四つ葉cafe 福田貴一 中学受験をお考えの小学生3・4年生のお子様をお持ちの保護者の方のためのブログ

『子どもの気持ち ~常に高いモチベーションを維持するのは難しい~』

2016.05.20

新学年がスタートした2月から3か月半が過ぎました。学校でも新学年になってから1か月半が経過して、そろそろいろいろな意味で落ち着いてきた頃かと思います。その一方で、新鮮さが失われ、学習に対するモチベーションなどが下がってくる時期でもあります。5月から6月にかけては、「お子様のやる気」に関するご相談をよくいただきます。常に高いモチベーションを保ち続けるのはなかなか難しいことです。大人でも気持ちにムラがあるわけですから、小学生の子どもの場合はなおさらそうでしょう。小学生の場合、学校だけではなく塾や習い事などでもいろいろと気持ちの変化につながるようなことがあるはずです。サッカーの試合が間近になれば学習に対するモチベーションは下がるでしょうし、学校の友人関係でいやなことがあれば塾での集中力にも影響してきます。そんなお子様の気持ちを見守って、うまくコントロールしていただきたいと思います。


「他人の気持ちを理解する」というのは、とても難しいことだと思います。しかし、人間は一人では生きていけないのですから、常に他者とのコミュニケーションを意識しなければなりません。

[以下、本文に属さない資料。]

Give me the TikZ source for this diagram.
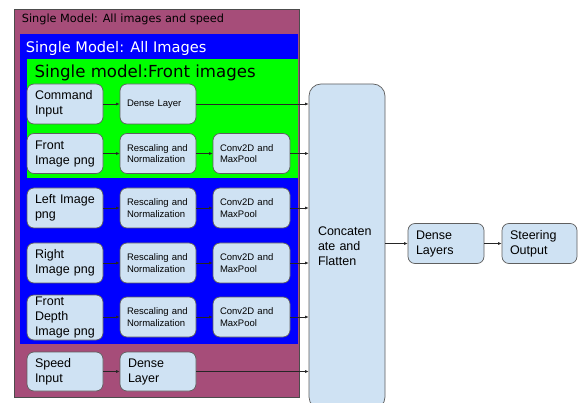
\documentclass[tikz,border=0pt]{standalone}
\usepackage{fontspec}
\setmainfont{Liberation Sans}
\newfontfamily\titlefont{DejaVu Sans}
\usetikzlibrary{arrows.meta}
\definecolor{frameplum}{HTML}{A64D79}
\definecolor{boxfill}{HTML}{CFE2F3}
\definecolor{boxline}{HTML}{5F5F5F}
\tikzset{
  block/.style={draw=boxline, fill=boxfill, line width=0.7pt, rounded corners=7pt,
    inner xsep=8pt, inner ysep=0pt, align=left, anchor=center,
    minimum height=40pt, text width=60pt},
  bigtext/.style={font=\fontsize{12.5}{15}\selectfont},
  smalltext/.style={font=\fontsize{9.5}{11.5}\selectfont, inner xsep=7pt, text width=62pt},
  flow/.style={draw=black!85, line width=0.6pt, -{Latex[length=3.5pt,width=3pt]}},
}
\begin{document}
\begin{tikzpicture}[x=1pt,y=-1pt]
\useasboundingbox (0,0) rectangle (578,403);
\clip (0,0) rectangle (578,403);
\fill[white] (0,0) rectangle (578,403);

% nested model frames
\draw[fill=frameplum, draw=black!70, line width=0.8pt] (14,9) rectangle (299,397);
\fill[blue] (20,34) rectangle (298,344);
\fill[green] (27,59) rectangle (298,178);

\node[anchor=base west, inner sep=0pt, font=\titlefont\fontsize{11.3}{13}\selectfont] (t1) at (21.7,22.7) {Single Model: All images and speed};
\node[anchor=base west, inner sep=0pt, text=white, font=\titlefont\fontsize{14.6}{17}\selectfont] (t2) at (25.7,52.7) {Single Model: All Images};
\node[anchor=base west, inner sep=0pt, font=\titlefont\fontsize{16.6}{19}\selectfont] (t3) at (34.3,77.3) {Single model:Front images};

% input column
\node[block, bigtext] (cmd)   at (65,104)   {Command\\Input};
\node[block, bigtext] (front) at (65,153.5) {Front\\Image png};
\node[block, bigtext] (left)  at (65,208)   {Left Image\\png};
\node[block, bigtext] (right) at (65,263)   {Right\\Image png};
\node[block, bigtext, minimum height=45pt] (depth) at (65,317.5) {Front\\Depth\\Image png};
\node[block, bigtext, minimum height=39pt] (speed) at (65,371.5) {Speed\\Input};

% preprocessing column
\node[block, smalltext] (dense1) at (158,104)   {Dense Layer};
\node[block, smalltext] (resc1)  at (158,153.5) {Rescaling and\\Normalization};
\node[block, smalltext] (resc2)  at (158,208)   {Rescaling and\\Normalization};
\node[block, smalltext] (resc3)  at (158,263)   {Rescaling and\\Normalization};
\node[block, smalltext] (resc4)  at (158,317)   {Rescaling and\\Normalization};
\node[block, bigtext, minimum height=39pt] (dense2) at (158,371.5) {Dense\\Layer};

% convolution column
\node[block, smalltext, text width=63pt] (conv1) at (251.5,153.5) {Conv2D and\\MaxPool};
\node[block, smalltext, text width=63pt] (conv2) at (251.5,208)   {Conv2D and\\MaxPool};
\node[block, smalltext, text width=63pt] (conv3) at (251.5,263)   {Conv2D and\\MaxPool};
\node[block, smalltext, text width=63pt] (conv4) at (251.5,317)   {Conv2D and\\MaxPool};

% merge and head
\node[block, bigtext, rounded corners=12pt, inner xsep=9pt, text width=58pt, minimum height=325pt] (concat) at (347,246.5) {Concaten\\ate and\\Flatten};
\node[block, bigtext] (dense3) at (446,243.5) {Dense\\Layers};
\node[block, bigtext, text width=59pt] (steer) at (539.5,243.5) {Steering\\Output};

% connectors
\draw[flow] (cmd) -- (dense1);
\draw[flow] (dense1.east) -- (dense1.east -| concat.west);
\draw[flow] (front) -- (resc1);
\draw[flow] (resc1) -- (conv1);
\draw[flow] (conv1.east) -- (conv1.east -| concat.west);
\draw[flow] (left) -- (resc2);
\draw[flow] (resc2) -- (conv2);
\draw[flow] (conv2.east) -- (conv2.east -| concat.west);
\draw[flow] (right) -- (resc3);
\draw[flow] (resc3) -- (conv3);
\draw[flow] (conv3.east) -- (conv3.east -| concat.west);
\draw[flow] (depth.east |- resc4.west) -- (resc4);
\draw[flow] (resc4) -- (conv4);
\draw[flow] (conv4.east) -- (conv4.east -| concat.west);
\draw[flow] (speed) -- (dense2);
\draw[flow] (dense2.east) -- (dense2.east -| concat.west);
\draw[flow] (concat.east |- dense3.west) -- (dense3);
\draw[flow] (dense3) -- (steer);
\end{tikzpicture}
\end{document}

国語では、心情をとらえる問題がよく出題されます。登場人物が置かれている状況や背景を理解し、気持ちが動く原因となる出来事を読み取り、そしてその結果生じた人物の行動や表情・会話から気持ちを推測する、といった手順で考える問題です。はじめのうち(低学年のうち)は、「泣いている→悲しい」「笑っている→楽しい」というように、表に出てきた「行動・表情・会話」だけを根拠に気持ちを読み取ろうと考えてしまいがちです。その次の段階になると、結果として同じ行動であったとしても、その原因となる事実によってさまざまな心情が生まれることがわかってきます。そして、人物が置かれている状況や背景まで考えて心情を把握することができるようになれば、中学入試の準備としてはOKです。

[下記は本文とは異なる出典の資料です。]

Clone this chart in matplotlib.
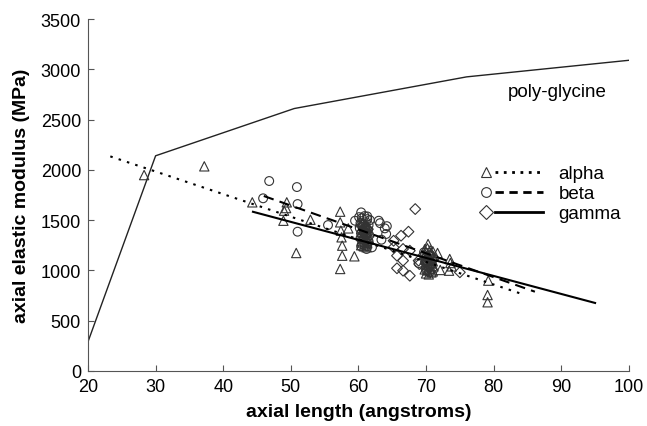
import matplotlib
matplotlib.use('Agg')
import matplotlib.pyplot as plt
from matplotlib.lines import Line2D
from matplotlib.legend_handler import HandlerBase

plt.rcParams['font.family'] = ['Liberation Sans', 'DejaVu Sans']

# poly-glycine curve
glycine_x = [20, 30, 50.5, 76, 100]
glycine_y = [290, 2140, 2610, 2925, 3090]

# alpha (triangles)
alpha_x = [28.3, 37.2, 44.3, 49.4, 49.0, 49.3, 48.9, 50.8, 52.9,
           57.3, 57.3, 57.4, 57.5, 57.6, 57.6, 57.3, 58.5, 59.4,
           60.2, 60.6, 61.0, 61.4, 60.4, 60.8, 61.2, 61.6, 60.3, 60.7, 61.1, 61.5,
           60.5, 60.9, 61.3, 60.4, 60.8, 61.2,
           69.8, 70.2, 70.6, 71.0, 69.9, 70.3, 70.7, 71.1, 69.8, 70.2, 70.6, 71.0,
           69.9, 70.3, 70.7, 71.1, 69.8, 70.2, 70.6, 71.0, 70.0, 70.4, 70.8,
           70.3, 71.7, 72.1, 73.5, 73.6, 73.4, 73.8, 79.2, 79.1, 79.1]
alpha_y = [1948, 2035, 1677, 1677, 1594, 1620, 1494, 1173, 1504,
           1584, 1478, 1395, 1329, 1246, 1146, 1014, 1418, 1140,
           1480, 1470, 1450, 1440, 1410, 1400, 1390, 1380, 1350, 1340, 1330, 1320,
           1290, 1280, 1270, 1250, 1240, 1230,
           1210, 1220, 1200, 1190, 1160, 1150, 1170, 1140, 1110, 1100, 1120, 1090,
           1060, 1050, 1070, 1040, 1010, 1000, 1020, 990, 970, 960, 980,
           1262, 1173, 1004, 1113, 1073, 997, 1040, 898, 755, 683]

# beta (circles)
beta_x = [45.9, 46.8, 50.9, 51.0, 51.0, 55.5, 59.5, 60.4, 61.3, 63.0, 63.9,
          64.1, 63.4, 62.0, 60.4, 61.2, 63.2, 64.2, 68.9,
          60.1, 60.5, 60.9, 61.3, 61.7, 60.3, 60.7, 61.1, 61.5, 60.2, 60.6, 61.0,
          61.4, 60.4, 60.8, 61.2, 61.6, 60.3, 60.7, 61.1, 61.5, 60.5, 60.9, 61.3,
          69.7, 70.1, 70.5, 70.9, 69.9, 70.4, 70.8, 70.0, 70.5]
beta_y = [1717, 1889, 1829, 1660, 1385, 1451, 1494, 1577, 1537, 1494, 1418,
          1362, 1305, 1229, 1239, 1213, 1470, 1440, 1073,
          1530, 1520, 1540, 1510, 1500, 1470, 1460, 1480, 1450, 1420, 1430, 1410,
          1400, 1370, 1380, 1360, 1350, 1320, 1310, 1300, 1290, 1260, 1250, 1240,
          1180, 1130, 1150, 1100, 1080, 1030, 1060, 1000, 980]

# gamma (diamonds)
gamma_x = [68.4, 67.4, 66.3, 65.2, 66.6, 65.7, 66.6, 65.7, 66.6, 67.6, 68.9,
           69.0, 67.6, 65.2, 75.0,
           60.6, 61.0, 61.4, 60.8, 61.2, 60.6, 61.0, 61.4,
           69.6, 70.0, 70.6, 71.2, 70.2, 70.8]
gamma_y = [1610, 1385, 1345, 1295, 1213, 1146, 1097, 1021, 997, 947, 1097,
           1063, 1196, 1229, 981,
           1450, 1430, 1410, 1370, 1350, 1310, 1290, 1270,
           1150, 1090, 1040, 1120, 1000, 1010]

# fitted lines (end points)
alpha_fit_x = [23.3, 84.2]
alpha_fit_y = [2134, 765]
beta_fit_x = [46.0, 86.1]
beta_fit_y = [1740, 788]
gamma_fit_x = [44.4, 95.0]
gamma_fit_y = [1583, 676]


class MarkerThenLine(HandlerBase):
    # legend key: marker on the left, line sample on the right
    def create_artists(self, legend, orig_handle, xdescent, ydescent,
                       width, height, fontsize, trans):
        mk, ls = orig_handle
        y = height / 2 - ydescent
        m = Line2D([width * 0.08 - xdescent], [y], marker=mk, ls='none',
                   mfc='none', mec='#333333', mew=0.8, ms=7, transform=trans)
        l = Line2D([width * 0.23 - xdescent, width - xdescent], [y, y],
                   ls=ls, color='black', lw=2, transform=trans)
        return [m, l]


fig = plt.figure(figsize=(6.47, 4.27), dpi=100)
ax = fig.add_axes([0.136, 0.129, 0.836, 0.824])

ax.plot(glycine_x, glycine_y, color='#222222', lw=1)

mk_style = dict(facecolor='none', edgecolors='#333333', linewidths=0.8, zorder=3)
ax.scatter(alpha_x, alpha_y, marker='^', s=45, **mk_style)
ax.scatter(beta_x, beta_y, marker='o', s=40, **mk_style)
ax.scatter(gamma_x, gamma_y, marker='D', s=30, **mk_style)

ax.plot(alpha_fit_x, alpha_fit_y, color='black', lw=1.5, ls=(0, (1.2, 3)), zorder=4)
ax.plot(beta_fit_x, beta_fit_y, color='black', lw=1.5, ls=(0, (5, 3)), zorder=4)
ax.plot(gamma_fit_x, gamma_fit_y, color='black', lw=1.5, ls='-', zorder=4)

ax.text(89.4, 2778, 'poly-glycine', ha='center', va='center', fontsize=13.5)

handles = [('^', (0, (1, 2))), ('o', (0, (3, 2))), ('D', '-')]
ax.legend(handles, ['alpha', 'beta', 'gamma'], handler_map={tuple: MarkerThenLine()},
          frameon=False, fontsize=13.5, handlelength=3.3, handletextpad=0.85,
          labelspacing=0.15, borderpad=0, loc='upper left',
          bbox_to_anchor=(0.709, 0.611))

ax.set_xlim(20, 100)
ax.set_ylim(0, 3500)
ax.set_xticks(range(20, 101, 10))
ax.set_yticks(range(0, 3501, 500))
ax.tick_params(direction='in', length=4, color='#555555', labelsize=13, pad=5)
for s in ['top', 'right']:
    ax.spines[s].set_visible(False)
for s in ['left', 'bottom']:
    ax.spines[s].set_color('#555555')

ax.set_xlabel('axial length (angstroms)', fontsize=14, fontweight='bold', labelpad=6)
ax.set_ylabel('axial elastic modulus (MPa)', fontsize=14, fontweight='bold', labelpad=8)

fig.savefig('out.png', dpi=100)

さて、国語の問題で出される「気持ちの理解・読み取り」の解き方は、ある程度パターン化されたものです。ところが、実際の社会や生活の中では、そう簡単にはいきません。それぞれの「背景」や「置かれている状況」は実にさまざまです。さらに、その人の「考え方」や「価値観」まで理解しなければ、本当の気持ちまではわからないはずです。


実は、お子様への接し方の基本がここにあるのです。精神的にまだ成長過程にあるお子様には、大人の価値観が当てはまらない場合が多くあります。よくいわれることですが、お子様は成長に伴って、意識する対象が変わっていくものです。はじめは親や先生といった「上」への意識が強く、成長するに従って、次第に同学年の友人やライバルという「横」を意識するようになります。そして最後に、「自分の理想や夢をかなえるため」という「下(内・自分)」を意識するのだそうです。もちろん、決まった時期にその年代のお子様の気持ちが一斉に切り替わるということではありません。小3から小4くらいの時期では、まだ「上」への意識が強く、精神的な成長が早いお子様でも「横」へ向けた意識が芽生えはじめたくらいでしょう。

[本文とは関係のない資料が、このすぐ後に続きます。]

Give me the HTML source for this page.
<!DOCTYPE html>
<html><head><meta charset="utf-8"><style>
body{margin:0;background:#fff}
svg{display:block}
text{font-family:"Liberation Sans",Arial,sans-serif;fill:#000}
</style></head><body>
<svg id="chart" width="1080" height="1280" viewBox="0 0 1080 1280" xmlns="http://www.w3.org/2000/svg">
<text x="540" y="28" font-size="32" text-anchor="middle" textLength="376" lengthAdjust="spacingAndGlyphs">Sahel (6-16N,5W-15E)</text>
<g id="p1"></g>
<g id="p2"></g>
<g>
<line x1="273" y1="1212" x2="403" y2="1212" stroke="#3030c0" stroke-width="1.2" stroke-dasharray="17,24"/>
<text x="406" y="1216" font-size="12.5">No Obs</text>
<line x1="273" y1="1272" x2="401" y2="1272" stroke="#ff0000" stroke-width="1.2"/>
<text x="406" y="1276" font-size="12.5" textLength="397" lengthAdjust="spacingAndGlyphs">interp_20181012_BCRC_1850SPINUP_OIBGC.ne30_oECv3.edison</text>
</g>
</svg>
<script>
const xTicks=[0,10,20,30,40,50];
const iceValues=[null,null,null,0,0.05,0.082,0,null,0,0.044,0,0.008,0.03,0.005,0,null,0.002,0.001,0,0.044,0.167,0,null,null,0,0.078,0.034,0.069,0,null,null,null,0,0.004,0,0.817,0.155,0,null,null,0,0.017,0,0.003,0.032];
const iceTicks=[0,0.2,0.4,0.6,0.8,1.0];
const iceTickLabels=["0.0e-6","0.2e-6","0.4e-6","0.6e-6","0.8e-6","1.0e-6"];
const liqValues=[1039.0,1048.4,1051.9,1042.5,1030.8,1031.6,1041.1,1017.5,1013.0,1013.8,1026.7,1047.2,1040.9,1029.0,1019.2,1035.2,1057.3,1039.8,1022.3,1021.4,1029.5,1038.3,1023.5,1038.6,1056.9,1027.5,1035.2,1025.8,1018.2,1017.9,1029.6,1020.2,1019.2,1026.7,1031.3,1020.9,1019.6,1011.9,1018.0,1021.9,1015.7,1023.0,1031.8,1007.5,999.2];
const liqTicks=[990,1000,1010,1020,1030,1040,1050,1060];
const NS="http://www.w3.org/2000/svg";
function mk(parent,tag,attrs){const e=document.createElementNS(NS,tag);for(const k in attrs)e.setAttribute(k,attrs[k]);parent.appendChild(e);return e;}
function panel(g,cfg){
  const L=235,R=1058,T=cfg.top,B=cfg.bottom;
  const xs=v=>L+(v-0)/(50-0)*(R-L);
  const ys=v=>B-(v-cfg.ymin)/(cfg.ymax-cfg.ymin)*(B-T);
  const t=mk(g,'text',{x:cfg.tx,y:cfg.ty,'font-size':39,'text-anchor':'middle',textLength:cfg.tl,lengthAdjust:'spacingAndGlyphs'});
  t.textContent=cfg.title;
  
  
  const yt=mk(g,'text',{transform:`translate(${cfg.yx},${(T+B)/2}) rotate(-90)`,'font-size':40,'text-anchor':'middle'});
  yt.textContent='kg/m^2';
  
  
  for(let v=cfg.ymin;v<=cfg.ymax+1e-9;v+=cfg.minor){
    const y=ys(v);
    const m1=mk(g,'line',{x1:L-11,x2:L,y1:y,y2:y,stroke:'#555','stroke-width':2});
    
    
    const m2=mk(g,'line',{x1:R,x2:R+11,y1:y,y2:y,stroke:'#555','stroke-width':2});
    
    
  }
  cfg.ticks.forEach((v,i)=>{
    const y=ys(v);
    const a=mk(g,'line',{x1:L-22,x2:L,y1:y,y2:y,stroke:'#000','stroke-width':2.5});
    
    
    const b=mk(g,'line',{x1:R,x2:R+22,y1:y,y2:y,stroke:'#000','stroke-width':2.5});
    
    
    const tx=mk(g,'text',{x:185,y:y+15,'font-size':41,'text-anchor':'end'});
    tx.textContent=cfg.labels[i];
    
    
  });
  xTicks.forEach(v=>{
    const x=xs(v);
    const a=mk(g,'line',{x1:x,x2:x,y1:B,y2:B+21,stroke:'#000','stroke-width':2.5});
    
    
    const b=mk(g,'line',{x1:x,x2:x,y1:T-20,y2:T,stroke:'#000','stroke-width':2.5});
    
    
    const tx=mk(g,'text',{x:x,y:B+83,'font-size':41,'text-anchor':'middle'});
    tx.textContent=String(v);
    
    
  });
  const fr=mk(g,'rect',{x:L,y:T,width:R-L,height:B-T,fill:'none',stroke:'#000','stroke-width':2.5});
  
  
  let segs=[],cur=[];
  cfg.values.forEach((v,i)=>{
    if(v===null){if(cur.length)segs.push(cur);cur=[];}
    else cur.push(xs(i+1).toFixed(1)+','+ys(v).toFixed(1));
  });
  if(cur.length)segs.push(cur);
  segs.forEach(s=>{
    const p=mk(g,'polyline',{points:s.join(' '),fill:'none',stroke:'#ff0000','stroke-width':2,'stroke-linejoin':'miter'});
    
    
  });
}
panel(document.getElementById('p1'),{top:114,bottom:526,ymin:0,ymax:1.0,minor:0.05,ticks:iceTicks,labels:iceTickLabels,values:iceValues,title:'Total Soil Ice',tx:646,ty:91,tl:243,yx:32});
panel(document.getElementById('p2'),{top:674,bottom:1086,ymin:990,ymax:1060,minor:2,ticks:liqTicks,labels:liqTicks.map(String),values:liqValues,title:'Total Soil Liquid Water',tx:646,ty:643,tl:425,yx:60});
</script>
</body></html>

たとえば「勉強」に対してのモチベーションを上げることを考えても、この点を理解して接することが必要です。「自分のためなんだからがんばりなさい」という言葉は、勉強することが将来の自分のためになる、ということを教えるためには大切な言葉です。しかし、意識がまだ「上」や「横」にしか向いていないお子様にとっては、その言葉を本質的に理解するのは難しいでしょう。「自分のため」と言われたからといって、すぐに「よしがんばろう!」という気持ちにはならないのが普通です。小3・小4のお子様は、親や先生に「勉強すること」・「テストを受けること」、そのこと自体を褒められることによって、勉強に対するモチベーションを上げていくのです。子どもの価値観や気持ちを理解したうえで、お子様のやる気を効果的に支えてあげてください。